Prime Minister Theresa May will file formal Brexit request on Wednesday, 29 of March 2017, fulfilling the wish people enshrined in the referendum on the UK membership in the European Union.
Nine months after Britons voted to leave, May will notify EU Council President Donald Tusk in a letter that the UK really is quitting the bloc it joined in 1973.
The prime minister, an initial opponent of Brexit who won the top job in the political turmoil that followed the referendum vote, will then have two years to settle the terms of the divorce before it comes into effect in late March 2019.

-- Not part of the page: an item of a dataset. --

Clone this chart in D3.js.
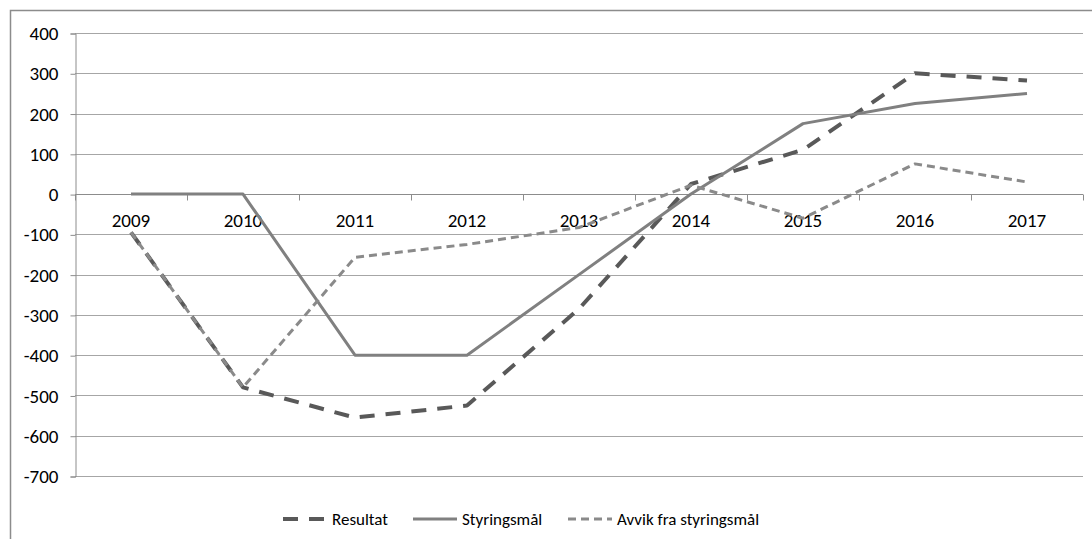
<!DOCTYPE html>
<html>
<head>
<meta charset="utf-8">
<script src="https://cdn.jsdelivr.net/npm/d3@7"></script>
<style>
  html, body { margin: 0; padding: 0; background: #fff; }
  svg { display: block; font-family: Carlito, Lato, "Open Sans", sans-serif; }
</style>
</head>
<body>
<svg id="chart" width="1092" height="539"></svg>
<script>
// Years on the category axis
const years = ["2009", "2010", "2011", "2012", "2013", "2014", "2015", "2016", "2017"];
// Series values
const resultat = [-95, -480, -555, -525, -285, 25, 110, 300, 282];
const styringsmaal = [0, 0, -400, -400, -200, 0, 175, 225, 250];
const avvik = [-95, -480, -157, -125, -83, 22, -60, 75, 30];
// Value axis ticks
const yTicks = [400, 300, 200, 100, 0, -100, -200, -300, -400, -500, -600, -700];

const series = [
  { name: "Resultat", values: resultat, color: "#595959", width: 4, dash: "15,11" },
  { name: "Styringsmål", values: styringsmaal, color: "#808080", width: 3, dash: null },
  { name: "Avvik fra styringsmål", values: avvik, color: "#8a8a8a", width: 3, dash: "8,5" }
];

const AXIS_FONT = 19;
const LEGEND_FONT = 17;
const svg = d3.select("#chart");
const plot = { left: 75, right: 1083, top: 33, bottom: 476 };

// Outer frame (top and left edges are visible inside the window)
svg.append("path")
  .attr("d", "M10.5,539 L10.5,10.5 L1092,10.5")
  .attr("fill", "none").attr("stroke", "#8c8c8c").attr("stroke-width", 1.5);

const x = d3.scaleBand().domain(years).range([plot.left, plot.right]).padding(0);
const y = d3.scaleLinear().domain([-700, 400]).range([plot.bottom, plot.top]);

// Horizontal gridlines
svg.append("g").selectAll("line").data(yTicks).join("line")
  .attr("x1", plot.left).attr("x2", plot.right)
  .attr("y1", d => Math.round(y(d)) + 0.5).attr("y2", d => Math.round(y(d)) + 0.5)
  .attr("stroke", "#a6a6a6").attr("stroke-width", 1);

// Value axis
const yAxis = d3.axisLeft(y).tickValues(yTicks).tickSize(5).tickPadding(12).tickFormat(d => String(d));
const gy = svg.append("g").attr("transform", `translate(${plot.left + 0.5},0.5)`).call(yAxis);
gy.select(".domain").attr("stroke", "#8c8c8c");
gy.selectAll(".tick line").attr("stroke", "#8c8c8c");
gy.selectAll(".tick text").attr("font-size", AXIS_FONT).attr("fill", "#000")
  .attr("font-family", "Carlito, Lato, 'Open Sans', sans-serif");

// Category axis at zero, with tick marks at category boundaries
const y0 = Math.round(y(0)) + 0.5;
const boundaries = years.map(d => x(d)).concat([plot.right]);
svg.append("g").selectAll("line").data(boundaries).join("line")
  .attr("x1", d => Math.round(d) + 0.5).attr("x2", d => Math.round(d) + 0.5)
  .attr("y1", y0).attr("y2", y0 + 6)
  .attr("stroke", "#8c8c8c");
svg.append("line").attr("x1", plot.left).attr("x2", plot.right)
  .attr("y1", y0).attr("y2", y0).attr("stroke", "#8c8c8c");
svg.append("g").selectAll("text").data(years).join("text")
  .attr("x", d => x(d) + x.bandwidth() / 2)
  .attr("y", y0 + 32)
  .attr("text-anchor", "middle").attr("font-size", AXIS_FONT).attr("fill", "#000")
  .text(d => d);

// Series lines
const line = d3.line()
  .x((d, i) => x(years[i]) + x.bandwidth() / 2)
  .y(d => y(d));

svg.append("g").selectAll("path").data(series).join("path")
  .attr("d", s => line(s.values))
  .attr("fill", "none")
  .attr("stroke", s => s.color)
  .attr("stroke-width", s => s.width)
  .attr("stroke-dasharray", s => s.dash)
  .attr("stroke-linejoin", "round");

// Legend
const legendItems = [
  { s: series[0], x: 283 },
  { s: series[1], x: 413 },
  { s: series[2], x: 568 }
];
const ly = 519;
const lg = svg.append("g");
legendItems.forEach(it => {
  lg.append("line")
    .attr("x1", it.x).attr("x2", it.x + 44)
    .attr("y1", ly).attr("y2", ly)
    .attr("stroke", it.s.color).attr("stroke-width", it.s.width)
    .attr("stroke-dasharray", it.s.dash);
  lg.append("text")
    .attr("x", it.x + 49).attr("y", ly + 6)
    .attr("font-size", LEGEND_FONT).attr("fill", "#000")
    .text(it.s.name);
});
</script>
</body>
</html>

“Now that the decision has been made to leave the EU, it is time to come together,” May will tell lawmakers, according to comments supplied by her office.
“When I sit around the negotiating table in the months ahead, I will represent every person in the whole United Kingdom – young and old, rich and poor, city, town, country and all the villages and hamlets in between,” May will say. She also made it clear, that no deal is better than a bad deal, setting a tuning fork to the negotiations.
The European Commission president Jean-Claude Juncker called Brexit a “tragedy”, however the EU27 signed Rome Declaration to show their will to preserve the Union and enhance further integration.
Meanwhile the major ‘brexiter’ MEP Nigel Farage said that he is sure the UK will be not the only and the last country to leave the EU.